Гул мира: философия слушания - страница 10
Лишь в одном исключительном случае – и его следует рассмотреть в деталях, – звук существует независимо от языка, и эту область, тщательно изучающую результат этой самой независимости, очень часто одновременно и порицают, и превозносят. Эта область – музыка. В отличие от языка, музыка не может быть понята без звука, – так принято полагать. Для Иммануила Канта это различие означало, что музыка вообще не нуждается в понимании. Она принадлежит к чувственным удовольствиям, а не к свободной игре воображения, представленной высоким искусством[15]. Однако до недавних пор главным моментом исторического анализа музыки оставалось изучение записанного музыкального текста, а не его звучания в момент исполнения. Чтобы отдать должное звучащей музыке, нам нужно полностью забыть о приоритетах и спросить, что мы воспринимаем, когда сталкиваемся с музыкой в любой форме, будь то звук, идея, текст или воспоминание. Мои собственные сочинения о музыке на протяжении долгих лет стремились показать, что музыка (в частности, классическая музыка) богата как познавательной, так и выразительной силой. По мере развития этой работы ее акцент сместился – ничего при этом не исключив – от того, что мы можем знать о музыке, к тому, что музыка позволяет нам знать. Роль музыки в этой книге оказывается еще шире. Когда мы используем ее как инструмент познания, музыка представляет собой нечто бóльшее, чем что-то слышимое, пусть и с особенным удовольствием. Музыка – это одна из основ слуха.
По умолчанию предписание видеть (когда говорят – «Смотрите!») заставляет удивляться, воспринимать, восхищаться и тому подобное. Аналогичная функция слушания – предупреждение, предостережение и приказ. Конечно, тут нет ничего исключительного. Витгенштейн назвал бы это языковыми играми, но таковы традиции. Сделать видимым означает показать, повелеть кому-то услышать – сама фраза уже говорит о многом. Нет прямого соответствия между «делать видимым» и «делать слышимым» – в каждом случае надо проводить инструктаж. Идея Фрейда о том, что супер-эго рождается из вещей услышанных, находит здесь свое лучшее подтверждение.
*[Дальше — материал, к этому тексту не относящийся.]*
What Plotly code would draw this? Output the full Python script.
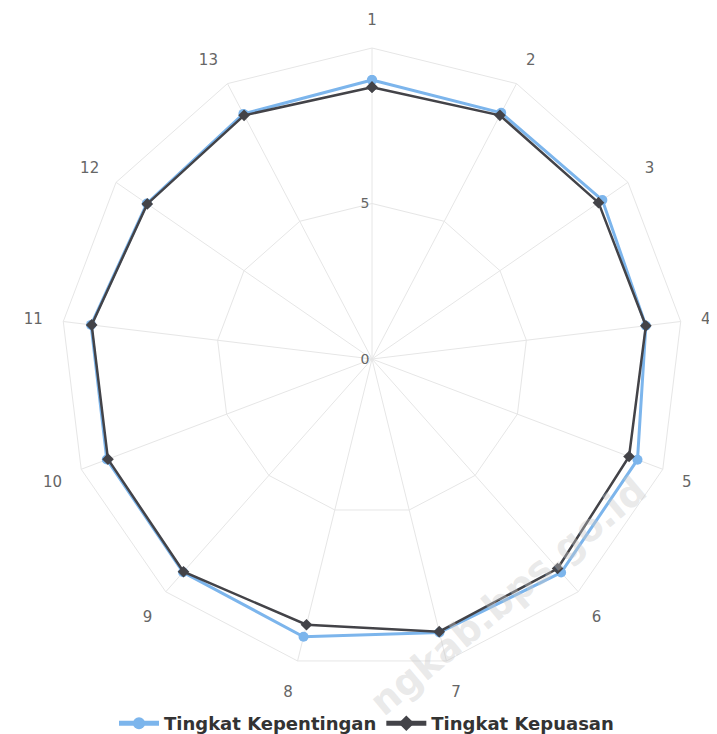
import plotly.graph_objects as go

categories = ["1", "2", "3", "4", "5", "6", "7", "8", "9", "10", "11", "12", "13"]
kepentingan = [8.97, 8.94, 9.0, 8.87, 9.13, 9.17, 9.06, 9.2, 9.16, 9.12, 9.1, 8.8, 8.9]
kepuasan = [8.74, 8.85, 8.85, 8.87, 8.84, 9.0, 9.03, 8.8, 9.14, 9.08, 9.08, 8.78, 8.85]
radial_ticks = [0, 5]

def closed(v):
    return list(v) + [v[0]]

fig = go.Figure()
fig.add_trace(go.Scatterpolar(
    r=closed(kepentingan), theta=closed(categories), name="Tingkat Kepentingan",
    mode="lines+markers",
    line=dict(color="#7cb5ec", width=3),
    marker=dict(symbol="circle", size=10, color="#7cb5ec"),
))
fig.add_trace(go.Scatterpolar(
    r=closed(kepuasan), theta=closed(categories), name="Tingkat Kepuasan",
    mode="lines+markers",
    line=dict(color="#434348", width=2.5),
    marker=dict(symbol="diamond", size=9, color="#434348"),
))

x0, x1 = 53, 675
y0, y1 = 40, 662
fig.update_layout(
    width=717, height=734,
    margin=dict(l=0, r=0, t=0, b=0),
    paper_bgcolor="white",
    font=dict(family="DejaVu Sans", color="#666666", size=13),
    polar=dict(
        domain=dict(x=[x0/717, x1/717], y=[1-y1/734, 1-y0/734]),
        bgcolor="white",
        gridshape="linear",
        angularaxis=dict(
            rotation=90, direction="clockwise",
            categoryorder="array", categoryarray=categories,
            showline=True, linecolor="#e6e6e6", linewidth=1,
            gridcolor="#e6e6e6", ticks="outside", ticklen=17,
            tickcolor="rgba(0,0,0,0)",
            tickfont=dict(size=15, color="#666666"),
        ),
        radialaxis=dict(
            range=[0, 10], tickvals=radial_ticks, angle=90, tickangle=90,
            side="counterclockwise", showline=False, ticks="",
            gridcolor="#e6e6e6",
            tickfont=dict(size=14, color="#666666"),
        ),
    ),
    showlegend=True,
    legend=dict(
        orientation="h", x=0.5, xanchor="center", y=0.0, yanchor="bottom",
        font=dict(size=18, color="#333333", family="DejaVu Sans", weight="bold"),
        itemsizing="constant", itemwidth=40,
    ),
)

fig.add_annotation(
    text="ngkab.bps.go.id", x=500/717, y=1-588/734, xref="paper", yref="paper",
    xanchor="center", yanchor="middle",
    showarrow=False, textangle=-40,
    font=dict(size=38, color="rgba(200,200,200,0.4)", family="DejaVu Sans", weight="bold"),
)

fig.write_html("out.html")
Практика слушания не является ни показателем супер-эго, ни его доказательством, но она и есть супер-эго. Одна из важнейших ролей музыки – освободить слышимость от этого бремени. Музыка заставляет звук проявиться, она направлена на то, чтобы сделать слух разновидностью чуда. Однако необходимо, и это главное намерение моей книги, узаконить слушание за пределами музыки – как в сферах обычной жизни, так и экстраординарного опыта. Так мы сделаем доступным знание, которое не можем увидеть.
Предпочтение зрения подвергалось нападкам по многим причинам, ныне широко известным: оно поощряет отстраненность, объективацию, субъектно-объектное мышление, неравенство между наблюдателем и наблюдаемым, вуайеристское удовольствие. И все же трудно отрицать, что видимый мир жизненно необходим и что наши взаимодействия с ним не обречены на постоянную эксплуатацию. На глубинном уровне проблема, возможно, заключается в том, что визуальное восприятие весьма сильное и мгновенное. Как говорит известное клише: видеть – значит верить. По поводу слуха утверждают обратное: я не верю своим ушам. Слушание, кажется, всегда включает в себя уровни медиации, которых не требует зрение. Проблема тогда может сводиться к отвлечению внимания. Видимый мир имеет тенденцию блокировать наше восприятие богатого параллельного неизображаемого мира слуха или – вспоминая старое доброе слово – вслушивания. Видимый мир не закрывает нам глаза на альтернативы; он делает нас глухими. Он устанавливает стандарт здравомыслящего понимания, некоторая часть которого покоится на фундаменте абсурда – абсурдным (согласно латыни) является то, что не может быть услышано, будьте внимательны.